Start Your Organic Garden This Spring

Start Your Organic Garden This Spring

Organic gardening avoids the use of chemical fertilizers and synthetic pesticides. The organic gardener focuses on creating a sustainable growing environment in which plants and natural fertilizers return nutrients to the soil. Organic vegetables and fruit are untouched by man-made chemicals, are safer to eat since you don’t have to worry about any potential chemical residuals left on the produce, and you can enjoy the “fruits of your labor” since you grew it yourself!

Don’t be put off by the restrictions of organic gardening; growing an organic garden isn’t much different from “normal” gardening. With a little planning you too can create a healthy, sustainable garden.

Tools of the Trade

When possible, an organic gardener prefers hand-held tools to gas or electric-powered tools. Your organic garden tool shed only needs to contain the basics. You’ll need a shovel, trowel and fork for digging, a garden rake to smooth out beds, a hoe for cultivation, and a trowel for weeding. Depending on the size of your garden you may need a wheelbarrow, but that’s about it.

In place of synthetic fertilizers, the organic gardener uses compost, waste plant material and animal manure. There are also organic fertilizers available that contain beneficial microbes to promote healthier soil.  Synthetic pesticides are replaced with natural pest prevention and, when needed, organic pesticides.

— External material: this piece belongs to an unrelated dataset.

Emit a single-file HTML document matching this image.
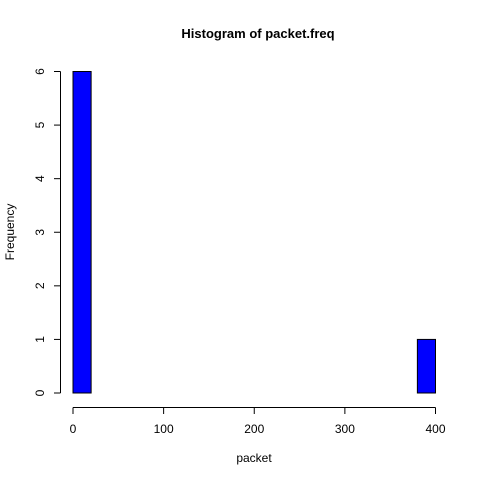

Where Does Your Garden Grow?

The exact location of your garden depends on the size and shape of your yard. Orient the garden so the beds face south with taller crops planted along the northern border. Choose a location where the plants receive about six hours of sunlight a day.

Ideally, you want your garden close to your water source, tools and the back door. While these considerations make harvesting and maintenance easier, they take a back seat to the more important elements of sunlight and southern exposure.

How big of a garden do you need? Too small and your harvest won’t last long. Too large and you’re stuck trying to offload excess produce on friends, families and neighbors. No one wants to be known as Zucchini Guy.

For a family of four, two 3 x 8-foot beds should provide a decent sized harvest. Every family’s different though — vegetarians may want a larger plot.

Preparing Your Soil

Without chemical fertilizers, you need to spend extra time caring for your soil. Digging animal manure and waste plant material into the earth maintains soil structure and returns nutrients to the soil. A layer of mulch or plant material helps maintain a constant soil temperature and moisture levels.

Different plants take and deliver different nutrients to the soil. By moving crops to different locations each year, the organic farmer prevents soil imbalances. For instance, a location where heavy-feeding plants such as tomatoes grew one year would benefit from nitrogen-yielding peas and beans the next.

Starter Crops

Plant hardy crops for your first year as an organic gardener. Herbs such as mint and basil grow well, as do onions and garlic. Carrots, radishes and lettuce are hardy and yield produce throughout the growing season.

Sweet potatoes do well in unfertilized soil and help break up hard earth. Pumpkins grow quickly in a mix of soil and compost, require only infrequent watering, and provide water-conserving ground cover for taller plants.

Go organic. Your garden, your health and your taste buds will all reap the benefits.